Commentary: Your Toothpaste Is Destroying Asia’s Rainforests
BY :ADAM MINTER
FEBRUARY 13, 2015
You probably had some palm oil today. If it wasn’t in your toothpaste, or your shampoo, it was in the margarine you had at breakfast. Found in roughly half of the products sold in modern supermarkets, it’s the world’s most popular edible oil.
It’s also the cause of one of the world’s biggest environmental catastrophes, the decimation of southeast Asia’s rainforests. Indonesia has lost enough rain forest to palm plantations since 1967 to cover the entire state of Kentucky. And that’s not just horrible for Indonesia. The typical method for clearing rainforests in southeast Asia is to burn them to the ground, which releases vast quantities of the greenhouse gases that cause global warming. According to one peer-reviewed study, the rainforests burned in 2010 in just one Indonesian state produced the same carbon emissions as 28 million cars.
The basic problem is that the companies that use palm oil in their products usually have little clue where it comes from, because there are so many middlemen between them and the people growing the palm trees. If they knew they could pay similar prices for palm oil that didn’t endanger the planet(and infuriate activists) many of them would stop buying it from rainforest arsonists and other menaces to the environment.
Fortunately, that seems to be exactly what’s starting to happen.
Around five years ago, a group of activists came up with an idea they called “traceability.” The idea was simple: companies should be able to know the entire life story of the palm oil they buy, all the way down to the mills where it’s processed, and the very plots of land where it was grown. That way, the theory went, they could avoid buying from plantations carved out of recently cleared rainforest and buy instead from older plantations, or newer ones carved out of less endangered land.
The industry is now starting to catch on. Three weeks ago, Willmar International, the world’s largest palm oil supplier, posted information about its mills and plantations in southeast Asia to a new website that anyone — rivals, NGOs, journalists — can access by requesting a password.
The website doesn’t just include the names of the mills from which it buys palm oil — it lets visitors check whether they’re in an area that’s been deforested. It also lets people file formal grievances with Wilmar against mills and plantations that seem to be acting unscrupulously. Wilmar already has plans to expand the data it discloses to the site.

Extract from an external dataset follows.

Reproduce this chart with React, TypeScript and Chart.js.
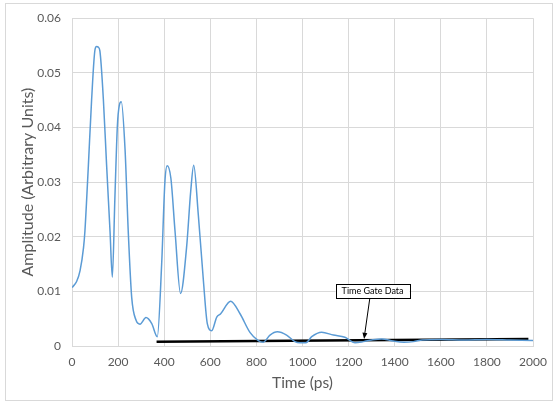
import React, { useEffect, useRef } from "react";
import { Chart, registerables } from "chart.js";

Chart.register(...registerables);

// Measured waveform: time (ps) and amplitude (arbitrary units)
const timePs = [
  0, 20, 35, 50, 56, 65, 71, 85, 100, 107, 114, 121, 136, 150, 165, 175, 186, 197, 205, 214,
  230, 244, 259, 278, 295, 321, 346, 370, 389, 403, 413, 429, 447, 471, 497, 515, 528, 548,
  570, 587, 606, 628, 645, 688, 729, 772, 808, 830, 859, 891, 931, 967, 989, 1015, 1040,
  1083, 1134, 1184, 1228, 1264, 1300, 1343, 1394, 1440, 1481, 1520, 1600, 1700, 1800, 1900, 2000,
];
const amplitude = [
  0.0107, 0.0118, 0.0138, 0.018, 0.021, 0.028, 0.033, 0.045, 0.0543, 0.0548, 0.0547, 0.054,
  0.0452, 0.0332, 0.021, 0.0126, 0.027, 0.0404, 0.044, 0.0447, 0.0361, 0.021, 0.0089, 0.0047,
  0.004, 0.0052, 0.0041, 0.0017, 0.015, 0.03, 0.033, 0.0307, 0.021, 0.0096, 0.018, 0.0283,
  0.0331, 0.024, 0.012, 0.0041, 0.0028, 0.0053, 0.0059, 0.0082, 0.0059, 0.0025, 0.001, 0.0007,
  0.002, 0.0026, 0.002, 0.0008, 0.0006, 0.0006, 0.0017, 0.0025, 0.002, 0.0016, 0.0006, 0.0008,
  0.0011, 0.0013, 0.0009, 0.0007, 0.0008, 0.0011, 0.0012, 0.0011, 0.0012, 0.0011, 0.001,
];

// Time gate data
const gateTimes = [367, 1980];
const gateAmps = [0.0008, 0.00127];

// Annotation
const gateLabelText = "Time Gate Data";
const gateLabelTime = 1304;
const gateLabelAmp = 0.0101;
const arrowTipTime = 1267;
const arrowTipAmp = 0.0013;

const xTicks = [0, 200, 400, 600, 800, 1000, 1200, 1400, 1600, 1800, 2000];
const yTicks = [0, 0.01, 0.02, 0.03, 0.04, 0.05, 0.06];

const FONT = "Lato, 'Open Sans', sans-serif";
const TEXT = "#595959";
const GRID = "#d9d9d9";

const annotationPlugin = {
  id: "gateAnnotation",
  afterDatasetsDraw(chart: any) {
    const { ctx, scales } = chart;
    const x = scales.x;
    const y = scales.y;
    const cx = x.getPixelForValue(gateLabelTime);
    const cy = y.getPixelForValue(gateLabelAmp);
    ctx.save();
    ctx.font = `9px ${FONT}`;
    const tw = ctx.measureText(gateLabelText).width;
    const w = tw + 12;
    const h = 14;
    const bx = cx - w / 2;
    const by = cy - h / 2;
    ctx.fillStyle = "#ffffff";
    ctx.fillRect(bx, by, w, h);
    ctx.strokeStyle = "#000000";
    ctx.lineWidth = 1;
    ctx.strokeRect(Math.round(bx) + 0.5, Math.round(by) + 0.5, Math.round(w), Math.round(h));
    ctx.fillStyle = "#000000";
    ctx.textAlign = "center";
    ctx.textBaseline = "middle";
    ctx.fillText(gateLabelText, cx, cy + 0.5);

    // arrow
    const sx = x.getPixelForValue(gateLabelTime - 12);
    const sy = by + h + 0.5;
    const tx = x.getPixelForValue(arrowTipTime);
    const ty = y.getPixelForValue(arrowTipAmp);
    const ang = Math.atan2(ty - sy, tx - sx);
    const hl = 6;
    const hw = 2.5;
    const baseX = tx - hl * Math.cos(ang);
    const baseY = ty - hl * Math.sin(ang);
    ctx.beginPath();
    ctx.moveTo(sx, sy);
    ctx.lineTo(baseX, baseY);
    ctx.lineWidth = 1;
    ctx.stroke();
    ctx.beginPath();
    ctx.moveTo(tx, ty);
    ctx.lineTo(baseX + hw * Math.sin(ang), baseY - hw * Math.cos(ang));
    ctx.lineTo(baseX - hw * Math.sin(ang), baseY + hw * Math.cos(ang));
    ctx.closePath();
    ctx.fill();
    ctx.restore();
  },
};

export default function App() {
  const ref = useRef<HTMLCanvasElement | null>(null);

  useEffect(() => {
    document.body.style.margin = "0";
    if (!ref.current) return;
    const chart = new Chart(ref.current, {
      type: "line",
      data: {
        datasets: [
          {
            data: timePs.map((t, i) => ({ x: t, y: amplitude[i] })),
            borderColor: "#5B9BD5",
            borderWidth: 1.5,
            pointRadius: 0,
            cubicInterpolationMode: "monotone",
            fill: false,
          },
          {
            data: gateTimes.map((t, i) => ({ x: t, y: gateAmps[i] })),
            borderColor: "#000000",
            borderWidth: 2.5,
            pointRadius: 0,
            fill: false,
          },
        ],
      },
      options: {
        animation: false,
        responsive: false,
        layout: { padding: { left: 0, top: 15, right: 24, bottom: 0 } },
        plugins: { legend: { display: false }, tooltip: { enabled: false } },
        scales: {
          x: {
            type: "linear",
            min: 0,
            max: 2000,
            afterFit: (s: any) => {
              s.height = 64;
            },
            afterBuildTicks: (s: any) => {
              s.ticks = xTicks.map((v) => ({ value: v }));
            },
            ticks: {
              color: TEXT,
              font: { family: FONT, size: 12 },
              padding: 9,
              maxRotation: 0,
              callback: (v: any) => String(v),
            },
            grid: { color: GRID, drawTicks: false, lineWidth: 1 },
            border: { color: GRID },
            title: {
              display: true,
              text: "Time (ps)",
              color: TEXT,
              font: { family: FONT, size: 15.5 },
              padding: { top: 0, bottom: 18 },
            },
          },
          y: {
            type: "linear",
            min: 0,
            max: 0.06,
            afterFit: (s: any) => {
              s.width = 72;
            },
            afterBuildTicks: (s: any) => {
              s.ticks = yTicks.map((v) => ({ value: v }));
            },
            ticks: {
              color: TEXT,
              font: { family: FONT, size: 12 },
              padding: 11,
              callback: (v: any) => (v === 0 ? "0" : Number(v).toFixed(2)),
            },
            grid: { color: GRID, drawTicks: false, lineWidth: 1 },
            border: { color: GRID },
            title: {
              display: true,
              text: "Amplitude (Arbitrary Units)",
              color: TEXT,
              font: { family: FONT, size: 16 },
              padding: { top: 18, bottom: 0 },
            },
          },
        },
      },
      plugins: [annotationPlugin],
    } as any);
    return () => chart.destroy();
  }, []);

  return (
    <div style={{ position: "fixed", left: 0, top: 0, width: 557, height: 410, background: "#fff" }}>
      <div
        style={{
          position: "absolute",
          left: 5,
          top: 3,
          width: 548,
          height: 398,
          border: `1px solid ${GRID}`,
          boxSizing: "border-box",
        }}
      />
      <canvas
        ref={ref}
        width={557}
        height={410}
        style={{ position: "absolute", left: 0, top: 0, width: 557, height: 410 }}
      />
    </div>
  );
}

Will it work? That’s hard to say right now. According to Forest Heroes, an NGO that’s helping Wilmar compile the data on its website, the company is trying to achieve an unprecedented level of transparency for an agricultural supplier. Meeting those high ambitions won’t be easy.
But in another sense, the traceability campaign is already a success. Companies that use palm oil are beginning to hold themselves to higher environmental standards than they ever have before. Palm oil buyers like Kellogg and General Mills have pledged to follow Wilmar’s lead. And Krispy Kreme and Dunkin’ Donuts, among many other consumer product companies, have already committed to using only traceable palm oil for their caloric treats.
PepsiCo — which uses palm oil in popular snacks like Doritos andFritos — has been a prominent holdout on full traceability. The company claims that it had already made a commitment to zero deforestation sees no reason to revise its policy. But it’s probably only a matter of time until PepsiCo embraces full traceability standards. They’re already earning the ire of activists, who argue there’s no reason PepsiCo should shouldn’t investigate its palm oil supply back to its source, just like its competitors. (Some activists are already tarring PepsiCo as a company of orangutan haters.)
The new system isn’t without its flaws. It could be gamed, for example, by mills that lie about where they’re buying raw palm oil from. But traceability might be the last chance for what remains of southeast Asia’s rainforests. And if it all works according to plan, consumers will be able to do their part, one oily donut and margarine tub at a time.